» **DIRECTIONS**:
Count the lines below that include the word "this" and write that number alone.

» **GIVEN DATA**:
────

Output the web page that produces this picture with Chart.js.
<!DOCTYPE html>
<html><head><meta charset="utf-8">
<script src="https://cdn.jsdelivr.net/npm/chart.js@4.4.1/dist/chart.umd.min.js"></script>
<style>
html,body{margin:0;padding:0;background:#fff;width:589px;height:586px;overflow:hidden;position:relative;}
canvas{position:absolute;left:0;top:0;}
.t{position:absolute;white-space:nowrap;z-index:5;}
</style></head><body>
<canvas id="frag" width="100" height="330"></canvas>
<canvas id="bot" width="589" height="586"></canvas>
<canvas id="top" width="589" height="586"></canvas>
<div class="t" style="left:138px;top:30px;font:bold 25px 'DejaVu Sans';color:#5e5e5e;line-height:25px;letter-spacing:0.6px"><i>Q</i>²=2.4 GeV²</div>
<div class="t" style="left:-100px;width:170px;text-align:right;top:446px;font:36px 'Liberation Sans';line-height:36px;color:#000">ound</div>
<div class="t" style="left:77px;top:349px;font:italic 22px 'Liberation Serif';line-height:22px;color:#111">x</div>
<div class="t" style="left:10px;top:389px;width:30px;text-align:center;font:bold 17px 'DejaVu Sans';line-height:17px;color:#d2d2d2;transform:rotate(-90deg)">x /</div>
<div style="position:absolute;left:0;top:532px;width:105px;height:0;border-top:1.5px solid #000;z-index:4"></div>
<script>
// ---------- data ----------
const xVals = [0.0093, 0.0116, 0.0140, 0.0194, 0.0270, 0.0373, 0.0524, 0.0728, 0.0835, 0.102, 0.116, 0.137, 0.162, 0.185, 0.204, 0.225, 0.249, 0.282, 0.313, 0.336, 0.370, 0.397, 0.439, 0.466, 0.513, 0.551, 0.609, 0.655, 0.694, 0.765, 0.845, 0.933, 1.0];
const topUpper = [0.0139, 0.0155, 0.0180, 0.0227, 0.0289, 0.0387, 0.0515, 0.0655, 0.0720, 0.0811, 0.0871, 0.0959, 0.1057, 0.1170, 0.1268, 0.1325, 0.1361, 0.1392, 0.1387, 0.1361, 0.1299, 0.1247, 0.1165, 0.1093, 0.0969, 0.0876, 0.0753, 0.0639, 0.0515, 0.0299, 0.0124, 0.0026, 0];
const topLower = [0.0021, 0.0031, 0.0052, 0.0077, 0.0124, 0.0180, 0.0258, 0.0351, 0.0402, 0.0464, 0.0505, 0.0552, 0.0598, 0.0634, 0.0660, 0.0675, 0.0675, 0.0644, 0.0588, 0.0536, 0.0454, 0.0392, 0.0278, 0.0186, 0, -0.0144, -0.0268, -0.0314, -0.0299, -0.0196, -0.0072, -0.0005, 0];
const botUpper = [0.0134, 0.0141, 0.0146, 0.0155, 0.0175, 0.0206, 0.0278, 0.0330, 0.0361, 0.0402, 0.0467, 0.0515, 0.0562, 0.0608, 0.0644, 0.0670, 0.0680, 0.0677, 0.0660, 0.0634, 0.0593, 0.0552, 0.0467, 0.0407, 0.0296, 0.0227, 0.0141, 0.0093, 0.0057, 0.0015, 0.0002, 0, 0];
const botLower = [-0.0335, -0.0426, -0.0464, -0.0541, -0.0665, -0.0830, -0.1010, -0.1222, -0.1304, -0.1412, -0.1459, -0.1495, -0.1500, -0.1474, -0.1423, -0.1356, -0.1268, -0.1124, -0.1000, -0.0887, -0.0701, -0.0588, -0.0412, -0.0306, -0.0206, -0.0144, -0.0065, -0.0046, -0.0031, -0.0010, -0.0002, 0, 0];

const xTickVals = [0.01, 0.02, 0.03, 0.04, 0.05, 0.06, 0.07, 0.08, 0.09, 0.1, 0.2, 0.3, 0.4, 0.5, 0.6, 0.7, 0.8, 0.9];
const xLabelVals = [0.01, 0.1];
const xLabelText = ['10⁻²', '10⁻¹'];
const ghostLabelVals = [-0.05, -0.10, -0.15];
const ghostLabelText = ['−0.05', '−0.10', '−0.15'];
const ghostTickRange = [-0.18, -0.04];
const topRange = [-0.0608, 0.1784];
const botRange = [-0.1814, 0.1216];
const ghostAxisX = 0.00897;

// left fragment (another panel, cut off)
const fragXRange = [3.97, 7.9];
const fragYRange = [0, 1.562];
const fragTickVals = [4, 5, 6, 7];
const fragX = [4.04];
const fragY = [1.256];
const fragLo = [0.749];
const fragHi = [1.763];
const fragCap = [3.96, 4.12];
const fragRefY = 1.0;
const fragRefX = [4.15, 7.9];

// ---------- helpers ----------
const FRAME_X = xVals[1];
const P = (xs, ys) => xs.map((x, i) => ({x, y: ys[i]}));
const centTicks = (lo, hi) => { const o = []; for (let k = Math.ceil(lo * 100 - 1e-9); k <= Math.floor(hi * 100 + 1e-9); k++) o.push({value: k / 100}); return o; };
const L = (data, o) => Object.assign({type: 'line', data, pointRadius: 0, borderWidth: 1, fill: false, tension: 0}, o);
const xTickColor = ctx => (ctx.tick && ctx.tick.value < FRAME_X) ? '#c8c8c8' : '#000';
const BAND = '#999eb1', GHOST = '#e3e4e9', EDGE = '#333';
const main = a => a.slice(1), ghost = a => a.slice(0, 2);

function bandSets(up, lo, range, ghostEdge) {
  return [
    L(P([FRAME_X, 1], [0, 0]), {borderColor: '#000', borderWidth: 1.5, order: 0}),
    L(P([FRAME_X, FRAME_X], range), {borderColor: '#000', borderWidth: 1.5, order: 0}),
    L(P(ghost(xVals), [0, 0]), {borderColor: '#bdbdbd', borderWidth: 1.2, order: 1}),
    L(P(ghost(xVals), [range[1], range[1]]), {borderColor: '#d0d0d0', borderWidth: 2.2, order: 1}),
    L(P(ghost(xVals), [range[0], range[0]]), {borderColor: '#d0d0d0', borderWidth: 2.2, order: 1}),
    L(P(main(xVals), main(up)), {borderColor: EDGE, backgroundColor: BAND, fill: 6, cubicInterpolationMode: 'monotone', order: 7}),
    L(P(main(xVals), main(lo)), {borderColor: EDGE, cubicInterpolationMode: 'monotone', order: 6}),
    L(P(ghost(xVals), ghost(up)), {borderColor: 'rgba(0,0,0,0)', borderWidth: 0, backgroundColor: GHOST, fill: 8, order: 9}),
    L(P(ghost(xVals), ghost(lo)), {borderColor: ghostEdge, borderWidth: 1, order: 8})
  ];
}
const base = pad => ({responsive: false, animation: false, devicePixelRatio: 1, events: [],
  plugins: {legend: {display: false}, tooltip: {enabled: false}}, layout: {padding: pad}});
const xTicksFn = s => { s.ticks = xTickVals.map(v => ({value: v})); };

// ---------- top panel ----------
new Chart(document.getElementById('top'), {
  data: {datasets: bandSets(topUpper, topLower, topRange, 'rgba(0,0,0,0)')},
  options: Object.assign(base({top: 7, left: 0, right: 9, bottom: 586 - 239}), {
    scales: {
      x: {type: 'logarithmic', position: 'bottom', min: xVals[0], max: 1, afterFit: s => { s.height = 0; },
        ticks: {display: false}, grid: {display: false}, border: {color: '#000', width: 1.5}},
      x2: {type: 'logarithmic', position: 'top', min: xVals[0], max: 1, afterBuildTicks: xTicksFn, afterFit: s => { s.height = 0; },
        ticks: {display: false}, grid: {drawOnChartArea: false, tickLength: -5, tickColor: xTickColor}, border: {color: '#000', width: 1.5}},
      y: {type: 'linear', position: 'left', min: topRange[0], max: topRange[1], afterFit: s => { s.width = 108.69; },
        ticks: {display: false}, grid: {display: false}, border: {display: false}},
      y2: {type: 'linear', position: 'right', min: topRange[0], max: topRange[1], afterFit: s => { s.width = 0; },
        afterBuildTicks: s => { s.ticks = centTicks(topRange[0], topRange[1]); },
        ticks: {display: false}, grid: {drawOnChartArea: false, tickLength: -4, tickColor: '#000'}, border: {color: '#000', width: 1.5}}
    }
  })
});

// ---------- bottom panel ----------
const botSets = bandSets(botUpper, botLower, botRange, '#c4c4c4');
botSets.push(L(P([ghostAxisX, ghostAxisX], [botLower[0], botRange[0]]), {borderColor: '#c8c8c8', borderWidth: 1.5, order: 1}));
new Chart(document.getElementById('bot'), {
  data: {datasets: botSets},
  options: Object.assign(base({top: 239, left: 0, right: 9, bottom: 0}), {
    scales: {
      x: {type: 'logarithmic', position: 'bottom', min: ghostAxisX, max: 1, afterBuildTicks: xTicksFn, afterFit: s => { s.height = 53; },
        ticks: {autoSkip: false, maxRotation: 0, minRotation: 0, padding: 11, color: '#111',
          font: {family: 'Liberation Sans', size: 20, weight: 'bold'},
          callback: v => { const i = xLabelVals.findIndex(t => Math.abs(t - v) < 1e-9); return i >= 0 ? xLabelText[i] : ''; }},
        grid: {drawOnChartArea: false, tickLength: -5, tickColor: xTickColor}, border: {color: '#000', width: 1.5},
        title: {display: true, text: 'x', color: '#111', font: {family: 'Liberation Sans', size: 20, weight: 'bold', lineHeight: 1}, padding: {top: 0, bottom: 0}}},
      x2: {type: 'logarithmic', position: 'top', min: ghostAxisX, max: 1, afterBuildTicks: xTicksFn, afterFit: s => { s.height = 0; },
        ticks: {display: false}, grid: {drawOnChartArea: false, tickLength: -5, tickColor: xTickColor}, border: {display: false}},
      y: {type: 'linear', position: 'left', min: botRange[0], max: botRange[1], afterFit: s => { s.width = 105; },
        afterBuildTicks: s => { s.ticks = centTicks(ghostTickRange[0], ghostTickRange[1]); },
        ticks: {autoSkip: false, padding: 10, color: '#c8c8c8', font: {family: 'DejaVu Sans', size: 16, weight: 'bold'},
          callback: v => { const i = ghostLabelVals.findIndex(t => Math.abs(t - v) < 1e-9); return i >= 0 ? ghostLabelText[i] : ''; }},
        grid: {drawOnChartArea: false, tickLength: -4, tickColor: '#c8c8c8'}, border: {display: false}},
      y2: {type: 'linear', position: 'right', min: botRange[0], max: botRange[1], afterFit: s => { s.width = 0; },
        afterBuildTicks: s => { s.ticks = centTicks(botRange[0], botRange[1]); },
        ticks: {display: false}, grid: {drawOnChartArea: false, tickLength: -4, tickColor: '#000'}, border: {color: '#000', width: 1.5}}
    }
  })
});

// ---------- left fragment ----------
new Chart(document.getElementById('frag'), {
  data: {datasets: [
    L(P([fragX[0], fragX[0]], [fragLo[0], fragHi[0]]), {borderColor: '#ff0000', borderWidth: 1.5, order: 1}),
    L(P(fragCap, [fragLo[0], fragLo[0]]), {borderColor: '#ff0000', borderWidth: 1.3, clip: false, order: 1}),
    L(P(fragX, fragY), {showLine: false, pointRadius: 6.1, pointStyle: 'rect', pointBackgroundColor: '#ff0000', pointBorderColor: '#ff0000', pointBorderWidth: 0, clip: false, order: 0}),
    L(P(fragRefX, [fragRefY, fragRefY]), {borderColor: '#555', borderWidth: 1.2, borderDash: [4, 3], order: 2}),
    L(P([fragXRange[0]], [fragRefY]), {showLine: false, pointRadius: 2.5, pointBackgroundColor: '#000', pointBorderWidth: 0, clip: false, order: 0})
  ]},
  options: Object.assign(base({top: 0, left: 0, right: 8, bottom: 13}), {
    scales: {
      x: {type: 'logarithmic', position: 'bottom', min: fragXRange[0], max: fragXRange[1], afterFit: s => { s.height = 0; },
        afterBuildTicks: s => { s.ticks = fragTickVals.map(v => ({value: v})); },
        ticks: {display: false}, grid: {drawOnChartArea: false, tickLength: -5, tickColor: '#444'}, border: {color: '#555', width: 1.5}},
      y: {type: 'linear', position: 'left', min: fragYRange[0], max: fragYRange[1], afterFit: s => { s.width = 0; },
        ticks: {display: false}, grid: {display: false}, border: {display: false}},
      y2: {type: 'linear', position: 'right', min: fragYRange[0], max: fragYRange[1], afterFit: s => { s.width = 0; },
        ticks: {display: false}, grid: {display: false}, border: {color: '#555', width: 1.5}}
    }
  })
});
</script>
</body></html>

────

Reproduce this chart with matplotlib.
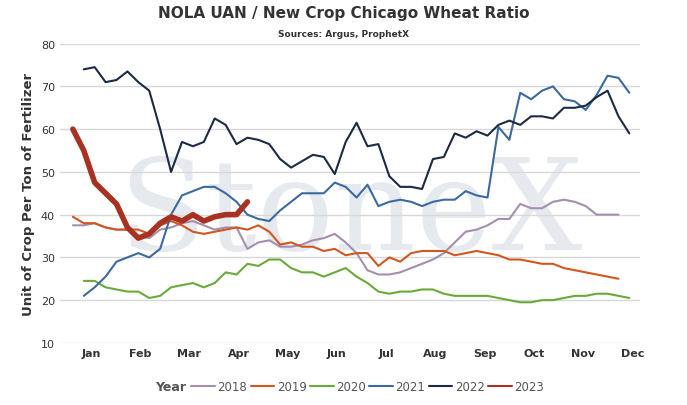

────

» **RESPONSE**:
2